Daily cheese production has risen from around three to five kilos a day at the start to around 10 to 20 kilos now. The cheese is made five or six days a week so deliveries are always fresh. Marco reckons that around 60 percent of the production is sold out of the restaurant and shop and 40 percent to hotels or other businesses that are now ringing in orders. Some of the top Prague hotels are now taking Marco’s cheese, there are around 20 to 25 different varieties.And he is more than happy with his Nusle location which in one way had the advantage of sparking a lot of interest from passing Czechs. “We are lucky because we have the tram, the tram stop. And people ask themselves ‘what are they doing’ and they come. That is my first marketing. I know that the area is not the best, I know this. But my idea is to open something for the citizens and maybe this area is good because it is not so far from the centre, from Prague 10 and Prague 2, where people for the most part live more of less. And people come from every part of Prague and ask me ‘Marco, when are you going to open in Prague 6 or Prague 7?’”

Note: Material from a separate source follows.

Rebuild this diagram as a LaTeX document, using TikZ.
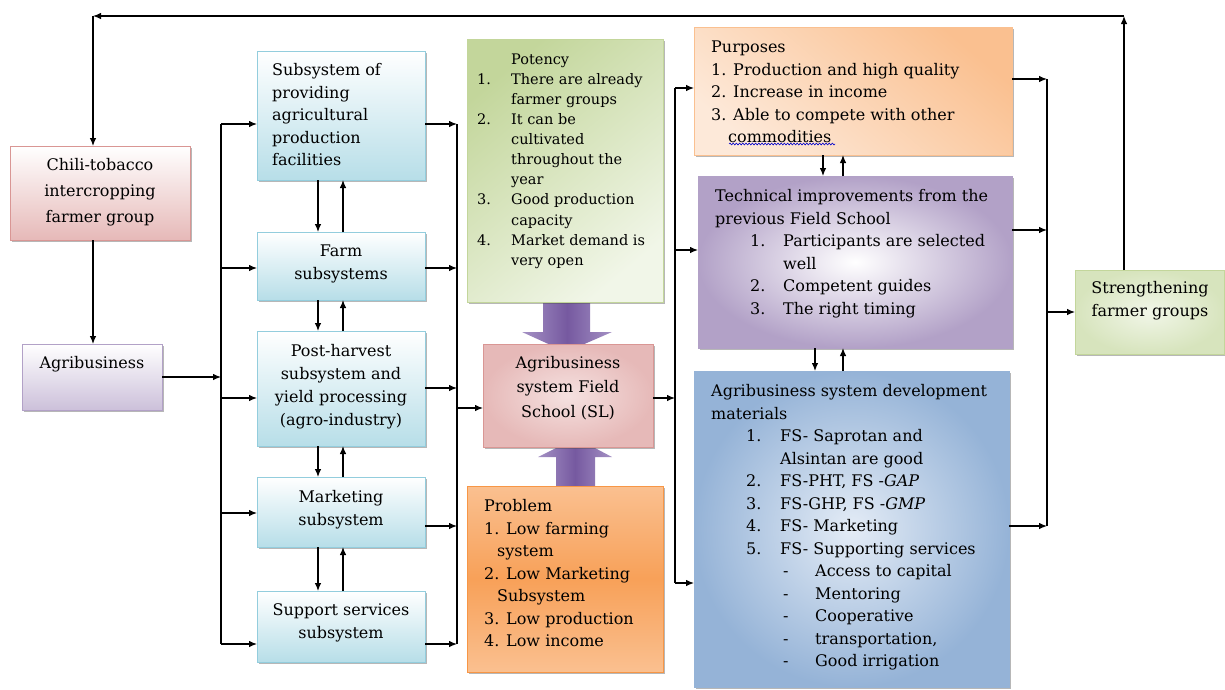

And Marco does indeed have his expansion plans for the future though he has some concerns that the higher purchasing power of Prague and the willingness of Czechs there to try out foreign food might not be reciprocated quite so much in regional towns and cities. “To dream is free and if I think of one of my dreams it is to open a chain of these type of shops, also perhaps maybe as franchises. I don’t know, but with a shop they can taste fresh things and the real mozzarella, that is my dream. I think I prefer franchising because the first rule of business is that the owner takes a keen interest in it. Only the owner gives the magic touch needed for good business. I know that in the Czech Republic there is the idea of the business run by managers, but the manager is not the owner. I am Italian, I come from a family business, it is normal. For us it is impossible to give the key to the business to another person.”So clear evidence there that the traditional Italian business model is being transferred to the more hospitable Czech environment for start ups without losing some of its basic traits.